# PROVIDED MATERIAL
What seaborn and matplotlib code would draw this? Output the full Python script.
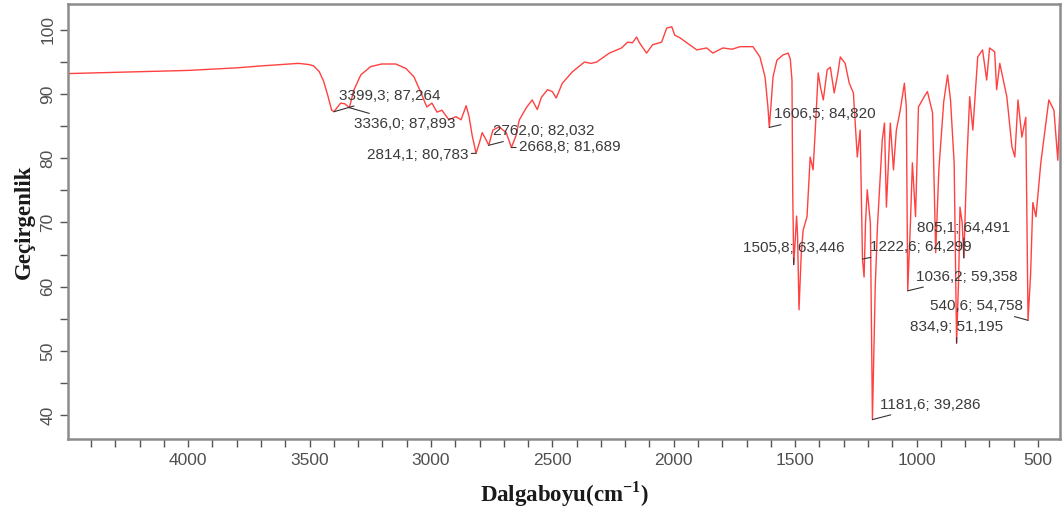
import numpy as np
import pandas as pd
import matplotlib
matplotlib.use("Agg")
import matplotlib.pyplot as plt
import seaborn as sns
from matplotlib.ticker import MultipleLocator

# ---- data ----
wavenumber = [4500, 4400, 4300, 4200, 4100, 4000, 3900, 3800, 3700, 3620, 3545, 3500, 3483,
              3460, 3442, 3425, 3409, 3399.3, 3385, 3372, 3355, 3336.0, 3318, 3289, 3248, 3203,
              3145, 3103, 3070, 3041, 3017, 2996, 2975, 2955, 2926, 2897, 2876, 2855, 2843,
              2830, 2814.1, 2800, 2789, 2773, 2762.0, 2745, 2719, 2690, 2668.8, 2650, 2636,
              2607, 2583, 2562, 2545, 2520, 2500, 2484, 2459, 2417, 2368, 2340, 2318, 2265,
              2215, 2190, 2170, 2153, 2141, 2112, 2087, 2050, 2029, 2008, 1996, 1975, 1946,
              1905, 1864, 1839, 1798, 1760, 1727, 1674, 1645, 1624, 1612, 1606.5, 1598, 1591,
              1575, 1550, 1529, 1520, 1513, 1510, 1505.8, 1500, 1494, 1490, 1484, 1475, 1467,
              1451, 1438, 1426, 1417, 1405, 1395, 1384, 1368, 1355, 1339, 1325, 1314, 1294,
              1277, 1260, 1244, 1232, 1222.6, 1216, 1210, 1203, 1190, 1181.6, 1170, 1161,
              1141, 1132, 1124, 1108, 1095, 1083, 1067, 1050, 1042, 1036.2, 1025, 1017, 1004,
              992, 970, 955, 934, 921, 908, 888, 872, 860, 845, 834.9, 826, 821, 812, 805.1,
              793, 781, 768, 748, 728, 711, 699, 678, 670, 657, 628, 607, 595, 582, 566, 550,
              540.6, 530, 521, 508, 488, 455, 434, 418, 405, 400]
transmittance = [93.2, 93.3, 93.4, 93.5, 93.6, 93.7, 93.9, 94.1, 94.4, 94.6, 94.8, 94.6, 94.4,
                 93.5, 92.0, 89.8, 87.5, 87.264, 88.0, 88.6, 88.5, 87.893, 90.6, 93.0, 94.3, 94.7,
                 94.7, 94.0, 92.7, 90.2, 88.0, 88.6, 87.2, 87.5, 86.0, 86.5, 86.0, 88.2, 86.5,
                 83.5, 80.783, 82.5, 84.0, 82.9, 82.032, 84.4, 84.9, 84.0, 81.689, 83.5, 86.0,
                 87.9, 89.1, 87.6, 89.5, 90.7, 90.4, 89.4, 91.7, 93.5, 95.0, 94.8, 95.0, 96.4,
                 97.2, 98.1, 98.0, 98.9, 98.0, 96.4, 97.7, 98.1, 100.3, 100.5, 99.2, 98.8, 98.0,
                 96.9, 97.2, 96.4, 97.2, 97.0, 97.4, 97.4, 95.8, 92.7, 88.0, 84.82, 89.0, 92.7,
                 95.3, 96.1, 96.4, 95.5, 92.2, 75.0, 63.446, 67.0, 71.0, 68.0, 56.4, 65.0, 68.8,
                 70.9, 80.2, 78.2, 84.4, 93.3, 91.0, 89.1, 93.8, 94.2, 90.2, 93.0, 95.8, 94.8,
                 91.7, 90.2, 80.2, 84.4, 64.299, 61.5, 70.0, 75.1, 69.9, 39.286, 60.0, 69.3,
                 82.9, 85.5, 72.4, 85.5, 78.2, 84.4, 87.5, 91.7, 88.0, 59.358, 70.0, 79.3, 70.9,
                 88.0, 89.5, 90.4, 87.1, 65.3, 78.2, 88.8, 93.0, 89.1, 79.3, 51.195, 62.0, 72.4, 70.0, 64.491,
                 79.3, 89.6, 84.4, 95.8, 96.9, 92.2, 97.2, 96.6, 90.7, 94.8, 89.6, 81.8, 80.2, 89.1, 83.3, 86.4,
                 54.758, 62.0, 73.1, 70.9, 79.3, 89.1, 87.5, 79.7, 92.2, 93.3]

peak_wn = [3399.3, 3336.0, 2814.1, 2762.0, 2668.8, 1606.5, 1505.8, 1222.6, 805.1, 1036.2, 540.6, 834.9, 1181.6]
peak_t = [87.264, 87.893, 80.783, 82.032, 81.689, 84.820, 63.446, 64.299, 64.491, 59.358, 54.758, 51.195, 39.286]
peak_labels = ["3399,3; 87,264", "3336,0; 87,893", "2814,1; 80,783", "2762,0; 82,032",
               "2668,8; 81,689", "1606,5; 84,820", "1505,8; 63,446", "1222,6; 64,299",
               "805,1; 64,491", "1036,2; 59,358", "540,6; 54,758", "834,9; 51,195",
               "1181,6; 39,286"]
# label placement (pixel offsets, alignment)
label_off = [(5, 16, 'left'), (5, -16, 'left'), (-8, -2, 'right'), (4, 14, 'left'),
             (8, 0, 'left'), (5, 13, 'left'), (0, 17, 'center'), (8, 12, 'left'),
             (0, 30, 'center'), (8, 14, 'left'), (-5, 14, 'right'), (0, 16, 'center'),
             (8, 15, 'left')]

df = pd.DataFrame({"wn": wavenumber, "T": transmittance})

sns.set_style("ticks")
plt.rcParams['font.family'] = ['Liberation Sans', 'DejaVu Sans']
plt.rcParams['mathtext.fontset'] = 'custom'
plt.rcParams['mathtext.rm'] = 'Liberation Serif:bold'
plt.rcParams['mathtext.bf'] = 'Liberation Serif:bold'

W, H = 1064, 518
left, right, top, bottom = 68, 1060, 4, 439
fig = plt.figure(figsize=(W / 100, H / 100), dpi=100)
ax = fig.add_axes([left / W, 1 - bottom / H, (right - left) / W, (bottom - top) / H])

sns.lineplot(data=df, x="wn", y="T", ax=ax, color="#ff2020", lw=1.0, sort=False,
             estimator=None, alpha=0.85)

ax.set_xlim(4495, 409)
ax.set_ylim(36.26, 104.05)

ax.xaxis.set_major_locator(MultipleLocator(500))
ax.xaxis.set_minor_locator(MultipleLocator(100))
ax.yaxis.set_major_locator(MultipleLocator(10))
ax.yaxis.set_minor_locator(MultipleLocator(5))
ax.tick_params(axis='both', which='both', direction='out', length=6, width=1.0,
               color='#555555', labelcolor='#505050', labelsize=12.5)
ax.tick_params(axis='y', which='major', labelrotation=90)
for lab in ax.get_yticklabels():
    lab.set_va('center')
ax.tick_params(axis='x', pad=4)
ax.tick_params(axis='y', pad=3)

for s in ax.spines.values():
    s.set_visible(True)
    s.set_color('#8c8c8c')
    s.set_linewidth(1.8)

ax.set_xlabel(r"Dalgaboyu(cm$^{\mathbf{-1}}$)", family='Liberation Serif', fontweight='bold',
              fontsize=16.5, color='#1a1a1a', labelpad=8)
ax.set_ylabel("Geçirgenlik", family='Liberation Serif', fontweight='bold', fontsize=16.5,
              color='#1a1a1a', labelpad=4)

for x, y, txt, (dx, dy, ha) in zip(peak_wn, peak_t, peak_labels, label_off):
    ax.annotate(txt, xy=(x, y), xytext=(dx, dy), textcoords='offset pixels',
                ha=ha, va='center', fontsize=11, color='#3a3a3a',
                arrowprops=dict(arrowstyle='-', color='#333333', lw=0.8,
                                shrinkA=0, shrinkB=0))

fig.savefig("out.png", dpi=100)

# STATED GOAL
Print the complete listing exactly as it stands, without its pictures.

# EXERCISE RESPONSE
What seaborn and matplotlib code would draw this? Output the full Python script.
import numpy as np
import pandas as pd
import matplotlib
matplotlib.use("Agg")
import matplotlib.pyplot as plt
import seaborn as sns
from matplotlib.ticker import MultipleLocator

# ---- data ----
wavenumber = [4500, 4400, 4300, 4200, 4100, 4000, 3900, 3800, 3700, 3620, 3545, 3500, 3483,
              3460, 3442, 3425, 3409, 3399.3, 3385, 3372, 3355, 3336.0, 3318, 3289, 3248, 3203,
              3145, 3103, 3070, 3041, 3017, 2996, 2975, 2955, 2926, 2897, 2876, 2855, 2843,
              2830, 2814.1, 2800, 2789, 2773, 2762.0, 2745, 2719, 2690, 2668.8, 2650, 2636,
              2607, 2583, 2562, 2545, 2520, 2500, 2484, 2459, 2417, 2368, 2340, 2318, 2265,
              2215, 2190, 2170, 2153, 2141, 2112, 2087, 2050, 2029, 2008, 1996, 1975, 1946,
              1905, 1864, 1839, 1798, 1760, 1727, 1674, 1645, 1624, 1612, 1606.5, 1598, 1591,
              1575, 1550, 1529, 1520, 1513, 1510, 1505.8, 1500, 1494, 1490, 1484, 1475, 1467,
              1451, 1438, 1426, 1417, 1405, 1395, 1384, 1368, 1355, 1339, 1325, 1314, 1294,
              1277, 1260, 1244, 1232, 1222.6, 1216, 1210, 1203, 1190, 1181.6, 1170, 1161,
              1141, 1132, 1124, 1108, 1095, 1083, 1067, 1050, 1042, 1036.2, 1025, 1017, 1004,
              992, 970, 955, 934, 921, 908, 888, 872, 860, 845, 834.9, 826, 821, 812, 805.1,
              793, 781, 768, 748, 728, 711, 699, 678, 670, 657, 628, 607, 595, 582, 566, 550,
              540.6, 530, 521, 508, 488, 455, 434, 418, 405, 400]
transmittance = [93.2, 93.3, 93.4, 93.5, 93.6, 93.7, 93.9, 94.1, 94.4, 94.6, 94.8, 94.6, 94.4,
                 93.5, 92.0, 89.8, 87.5, 87.264, 88.0, 88.6, 88.5, 87.893, 90.6, 93.0, 94.3, 94.7,
                 94.7, 94.0, 92.7, 90.2, 88.0, 88.6, 87.2, 87.5, 86.0, 86.5, 86.0, 88.2, 86.5,
                 83.5, 80.783, 82.5, 84.0, 82.9, 82.032, 84.4, 84.9, 84.0, 81.689, 83.5, 86.0,
                 87.9, 89.1, 87.6, 89.5, 90.7, 90.4, 89.4, 91.7, 93.5, 95.0, 94.8, 95.0, 96.4,
                 97.2, 98.1, 98.0, 98.9, 98.0, 96.4, 97.7, 98.1, 100.3, 100.5, 99.2, 98.8, 98.0,
                 96.9, 97.2, 96.4, 97.2, 97.0, 97.4, 97.4, 95.8, 92.7, 88.0, 84.82, 89.0, 92.7,
                 95.3, 96.1, 96.4, 95.5, 92.2, 75.0, 63.446, 67.0, 71.0, 68.0, 56.4, 65.0, 68.8,
                 70.9, 80.2, 78.2, 84.4, 93.3, 91.0, 89.1, 93.8, 94.2, 90.2, 93.0, 95.8, 94.8,
                 91.7, 90.2, 80.2, 84.4, 64.299, 61.5, 70.0, 75.1, 69.9, 39.286, 60.0, 69.3,
                 82.9, 85.5, 72.4, 85.5, 78.2, 84.4, 87.5, 91.7, 88.0, 59.358, 70.0, 79.3, 70.9,
                 88.0, 89.5, 90.4, 87.1, 65.3, 78.2, 88.8, 93.0, 89.1, 79.3, 51.195, 62.0, 72.4, 70.0, 64.491,
                 79.3, 89.6, 84.4, 95.8, 96.9, 92.2, 97.2, 96.6, 90.7, 94.8, 89.6, 81.8, 80.2, 89.1, 83.3, 86.4,
                 54.758, 62.0, 73.1, 70.9, 79.3, 89.1, 87.5, 79.7, 92.2, 93.3]

peak_wn = [3399.3, 3336.0, 2814.1, 2762.0, 2668.8, 1606.5, 1505.8, 1222.6, 805.1, 1036.2, 540.6, 834.9, 1181.6]
peak_t = [87.264, 87.893, 80.783, 82.032, 81.689, 84.820, 63.446, 64.299, 64.491, 59.358, 54.758, 51.195, 39.286]
peak_labels = ["3399,3; 87,264", "3336,0; 87,893", "2814,1; 80,783", "2762,0; 82,032",
               "2668,8; 81,689", "1606,5; 84,820", "1505,8; 63,446", "1222,6; 64,299",
               "805,1; 64,491", "1036,2; 59,358", "540,6; 54,758", "834,9; 51,195",
               "1181,6; 39,286"]
# label placement (pixel offsets, alignment)
label_off = [(5, 16, 'left'), (5, -16, 'left'), (-8, -2, 'right'), (4, 14, 'left'),
             (8, 0, 'left'), (5, 13, 'left'), (0, 17, 'center'), (8, 12, 'left'),
             (0, 30, 'center'), (8, 14, 'left'), (-5, 14, 'right'), (0, 16, 'center'),
             (8, 15, 'left')]

df = pd.DataFrame({"wn": wavenumber, "T": transmittance})

sns.set_style("ticks")
plt.rcParams['font.family'] = ['Liberation Sans', 'DejaVu Sans']
plt.rcParams['mathtext.fontset'] = 'custom'
plt.rcParams['mathtext.rm'] = 'Liberation Serif:bold'
plt.rcParams['mathtext.bf'] = 'Liberation Serif:bold'

W, H = 1064, 518
left, right, top, bottom = 68, 1060, 4, 439
fig = plt.figure(figsize=(W / 100, H / 100), dpi=100)
ax = fig.add_axes([left / W, 1 - bottom / H, (right - left) / W, (bottom - top) / H])

sns.lineplot(data=df, x="wn", y="T", ax=ax, color="#ff2020", lw=1.0, sort=False,
             estimator=None, alpha=0.85)

ax.set_xlim(4495, 409)
ax.set_ylim(36.26, 104.05)

ax.xaxis.set_major_locator(MultipleLocator(500))
ax.xaxis.set_minor_locator(MultipleLocator(100))
ax.yaxis.set_major_locator(MultipleLocator(10))
ax.yaxis.set_minor_locator(MultipleLocator(5))
ax.tick_params(axis='both', which='both', direction='out', length=6, width=1.0,
               color='#555555', labelcolor='#505050', labelsize=12.5)
ax.tick_params(axis='y', which='major', labelrotation=90)
for lab in ax.get_yticklabels():
    lab.set_va('center')
ax.tick_params(axis='x', pad=4)
ax.tick_params(axis='y', pad=3)

for s in ax.spines.values():
    s.set_visible(True)
    s.set_color('#8c8c8c')
    s.set_linewidth(1.8)

ax.set_xlabel(r"Dalgaboyu(cm$^{\mathbf{-1}}$)", family='Liberation Serif', fontweight='bold',
              fontsize=16.5, color='#1a1a1a', labelpad=8)
ax.set_ylabel("Geçirgenlik", family='Liberation Serif', fontweight='bold', fontsize=16.5,
              color='#1a1a1a', labelpad=4)

for x, y, txt, (dx, dy, ha) in zip(peak_wn, peak_t, peak_labels, label_off):
    ax.annotate(txt, xy=(x, y), xytext=(dx, dy), textcoords='offset pixels',
                ha=ha, va='center', fontsize=11, color='#3a3a3a',
                arrowprops=dict(arrowstyle='-', color='#333333', lw=0.8,
                                shrinkA=0, shrinkB=0))

fig.savefig("out.png", dpi=100)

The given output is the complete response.